According to the Catalan Drought Plan, the Ter-Llobregat system goes into alert when the reservoirs fall below 210 cubic hectometres. This is already happening and this Tuesday, November 22nd the Interdepartmental Drought Commission will meet to declare a drought alert.

The restrictions will come into force when the resolution of the director of the Catalan Water Agency (ACA) is published in the Official Gazette of the Government of Catalunya (DOGC), which is thought to be scheduled for the end of the week.

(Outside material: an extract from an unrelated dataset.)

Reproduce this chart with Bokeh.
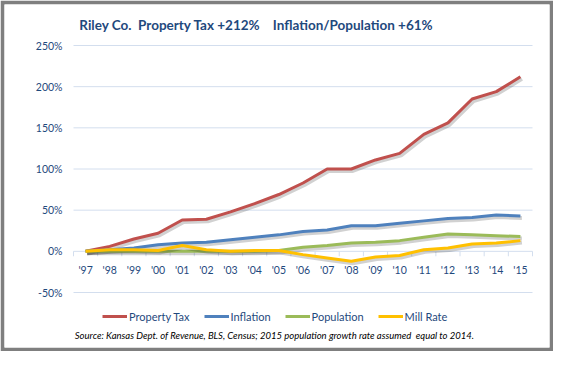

READ ALSO – IN PICTURES: Drought in Spain intensifies as Roman fort uncovered

What will change?  

When the restrictions have been approved, water consumption will have to be reduced for agricultural, livestock, industrial and recreational uses. Specifically, agricultural consumption must be restricted by 25 percent; for livestock by 10 percent; for industrial uses by 5 percent; for recreational uses involving irrigation by 30 percent and for other recreational uses by 5 percent.

For now, there won’t be any restrictions on the domestic supply of drinking water, but there will be a few limitations on the general public. 

  • You will not be allowed to fill your swimming pool. 
  • There will be restrictions on how much you can use to water your garden.  
  • Those who have a garden are advised to water it every other day and only during the cooler hours to ensure the survival of trees and plants.  
  • You are also not allowed to fill ornamental fountains or clean the streets with water from the general supply.
  • A maximum of 250 litres of water per day per person is set (a five-minute shower uses on average 100 litres).  

Up until now, there were 301 municipalities with water restrictions. These included areas around Llobregat Mitjà, Anoia Gaià, Empordà, the Serralada Transversal, Banyoles, Prades Llaberia and the Fluvià de la Muga, which have all been suffering from drought in recent weeks. Now the Ter-Llobregat system and the Darnius and the Baodella reservoirs have been added.  

The Ter-Llobregat system supplies drinking water to more than 100 municipalities in the Alt Penedès, Anoia, Baix Llobregat, Barcelonès, Garraf, Maresme, La Selva, Vallès Oriental and Vallès Occidental regions, with a population of around five millions of inhabitants.

The Drought Plan has been in place for over a year, as the Ter-Llobregat system was in pre-alert phase since February 2021.  

In these last nine months, the Catalan Agency of Water (ACA) has implemented measures to slow down the decline of water in reservoirs.  

According to Climate Action, the production of desalination plants has been boosted, which have gone from 20 percent to 90 percent of their capacity and have contributed more than 54 cubic hectometres to the system.

This contribution has made it possible to mitigate the decline of water levels in the reservoirs and avoid greater restrictions than currently seen.  

“If today we are at 34 percent of reserves, without the desalination plants we would have stood at 27 percent,” sources from Climate Action have stressed.